The line marked the shift from texture-building to song architecture. The verse had been assembled from strings, harp, vibraphone, flute, bass, and clarinet. The chorus would be built from brass and percussion, with a louder, more declarative function.
The chorus needed brass, drums, and volume
For the chorus, Jacob Collier turned to the brass: tuba, trumpets, trombone, and horn, with a percussionist handling snare drum, kick drum, and cymbal. The first brass gesture used trombone one, trumpet one, and horn. Each had three notes, played twice. Trombone moved G, A, B; trumpet took G, G, F sharp; horn took B, C sharp, D.
After hearing it, Collier made two changes. First, it needed to be “five times louder.” Second, it needed a percussion setup: a snare roll on beat three landing on beat one with kick and cymbal together. He framed the requested volume as “louder than is responsible for the TED theater,” making clear that the chorus required a different physical impact from the verse.
The second half of the chorus filled in the remaining brass. Tuba received seven notes — G, F sharp, E, D, C, then D, G — which Collier described as a sequence drawn from the G-major scale. Trombone was assigned B, A, G, G, C, C, B. Trumpet received what Collier called “a sneaky little part”: a chromatic line starting on D, moving up to F and back to D. When the first attempt did not sit right, he corrected himself: “That’s totally my bad. Half speed trumpet.”
That correction matters because the arrangement was still being shaped. The orchestra was not merely executing commands from a fixed score; Collier was adjusting the parts as he heard them. His role combined instruction, listening, and fast repair.
The audience became part of the form
Once the verse and chorus had been assigned, Jacob Collier checked whether everyone had something to do. The audience did not. He turned that absence into a part.
Their line was simple: “Ra-ta-da-da-da.” He had them repeat it louder, then asked whether they were doing it “more drunkenly.” That, he said, was “exactly the vibe.” The audience part was not musically complex, but it changed who was inside the arrangement. The orchestra carried the harmonic and formal structure; the audience supplied a short responsive figure on cue.

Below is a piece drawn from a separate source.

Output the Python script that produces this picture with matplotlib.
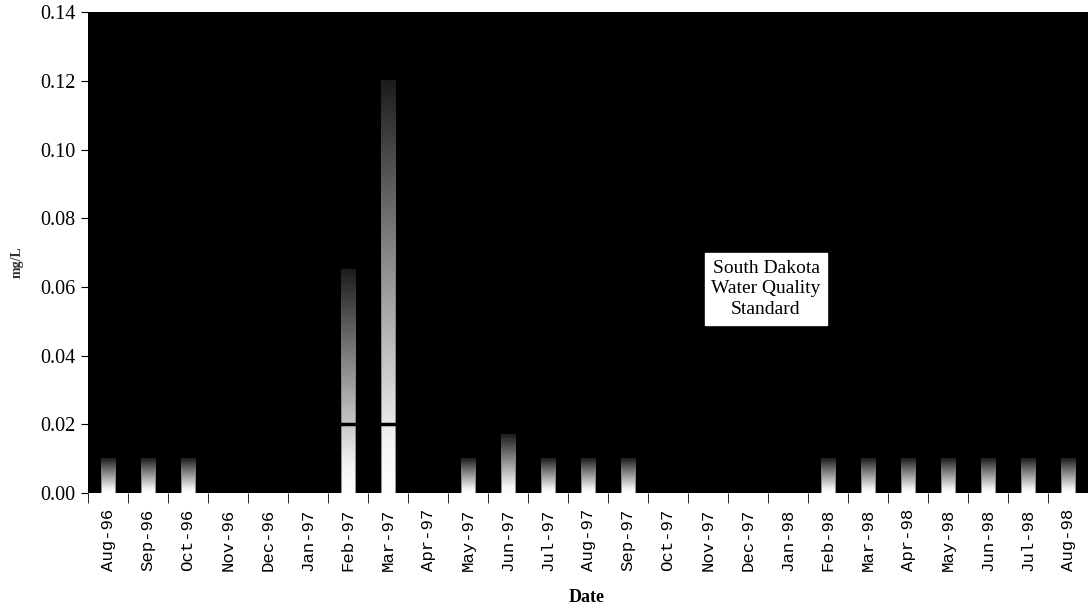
import matplotlib
matplotlib.use('Agg')
import matplotlib.pyplot as plt
import numpy as np
from matplotlib.colors import LinearSegmentedColormap

months = ['Aug-96', 'Sep-96', 'Oct-96', 'Nov-96', 'Dec-96', 'Jan-97', 'Feb-97',
          'Mar-97', 'Apr-97', 'May-97', 'Jun-97', 'Jul-97', 'Aug-97', 'Sep-97',
          'Oct-97', 'Nov-97', 'Dec-97', 'Jan-98', 'Feb-98', 'Mar-98', 'Apr-98',
          'May-98', 'Jun-98', 'Jul-98', 'Aug-98']
values = [0.01, 0.01, 0.01, 0, 0, 0, 0.065,
          0.12, 0, 0.01, 0.017, 0.01, 0.01, 0.01,
          0, 0, 0, 0, 0.01, 0.01, 0.01,
          0.01, 0.01, 0.01, 0.01]
standard = 0.02

fig = plt.figure(figsize=(10.88, 6.09), dpi=100)
ax = fig.add_axes([0.0809, 0.1905, 0.9191, 0.7895])
ax.set_facecolor('black')

# white at the bottom fading to dark grey at the top of each bar
cmap = LinearSegmentedColormap.from_list('fade', [(0, '#ffffff'), (0.12, '#f4f4f4'),
                                                  (0.5, '#9a9a9a'), (1, '#1c1c1c')])
grad = np.linspace(0, 1, 256).reshape(-1, 1)
bw = 0.36
for i, v in enumerate(values):
    if v <= 0:
        continue
    ax.imshow(grad, cmap=cmap, vmin=0, vmax=1, aspect='auto',
              origin='lower', extent=(i - bw / 2, i + bw / 2, 0, v),
              interpolation='bilinear', zorder=2)
    # faint grey sides on each bar
    ax.vlines([i - bw / 2, i + bw / 2], 0, v * 0.6, colors='#808080',
              linewidth=0.6, zorder=2.5)

# standard line (only visible across the bars on black background)
ax.hlines(standard, -0.5, len(months) - 0.5, colors='black', linewidth=2.5, zorder=3)

ax.set_xlim(-0.5, len(months) - 0.5)
ax.set_ylim(0, 0.14)
ax.set_yticks(np.arange(0, 0.141, 0.02))
ax.set_yticklabels(['%.2f' % t for t in np.arange(0, 0.141, 0.02)],
                   family='Liberation Serif', fontsize=14.5)
ax.set_xticks(np.arange(len(months)))
ax.set_xticklabels(months, rotation=90, family='Liberation Mono', fontsize=12.5)
ax.set_xticks(np.arange(len(months) + 1) - 0.5, minor=True)
ax.tick_params(axis='x', which='major', length=0, pad=11)
ax.tick_params(axis='x', which='minor', length=7, direction='out')
ax.tick_params(axis='y', length=5, direction='out', pad=4)
for s in ax.spines.values():
    s.set_visible(False)

ax.text(16.45, 0.0594, 'South Dakota\nWater Quality\nStandard', ha='center', va='center',
        family='Liberation Serif', fontsize=14, linespacing=1.3,
        bbox=dict(boxstyle='square,pad=0.35', facecolor='white', edgecolor='white'))

fig.text(0.5395, 1 - 598 / 609, 'Date', ha='center', va='center',
         family='Liberation Serif', fontweight='bold', fontsize=13)
fig.text(0.016, 1 - 262 / 609, 'mg/L', rotation=90, ha='center', va='center',
         family='Liberation Serif', fontweight='bold', fontsize=10, color='#333333')

fig.savefig('out.png', dpi=100, facecolor='white')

Collier then gave the performers the roadmap from the top: violins, violas, harp, vibraphone, cello and flute, clarinet, tremolo bass, chorus, then audience. Only after this public construction did his own part become clear. He began singing “All You Need Is Love.”
The completed performance revealed why the earlier fragments had been chosen. The verse supported the lyric: “There’s nothing you can do that can’t be done. Nothing you can sing that can’t be sung.” The chorus brass then carried the release into “All you need is love,” repeated with the orchestra. The audience’s earlier syllables were replaced at the end by the lyric “Love, love, love,” which they echoed back to him.
The closing screen identified the finished collaboration plainly: “Jacob Collier + VSO School of Music Orchestra.”
The freedom came through exact instructions
The absence of preparation did not mean absence of structure. Jacob Collier supplied key, tempo, parts, loops, dynamics, entrances, repeats, and transitions. He did not ask the orchestra to improvise in a general way; he gave exact pitches and gestures, then revised them by listening. Tremolando stayed because it sounded better. The flute moved down an octave. The trumpet line slowed to half speed. The chorus grew louder because the first dynamic was not enough.
The musicians’ task was demanding in observable ways. They had to hold parts without notation, track form after hearing it only moments before, respond to verbal and sung cues, and re-enter when Collier signaled. The audience saw a score being constructed publicly, not a polished reveal of music the players already knew.
By the final repetitions of “Love, love, love,” the separate assignments had resolved into a shared refrain. What began as isolated pitches, glissandos, tremolos, descents, brass calls, and audience syllables became the recognizable shape of the song.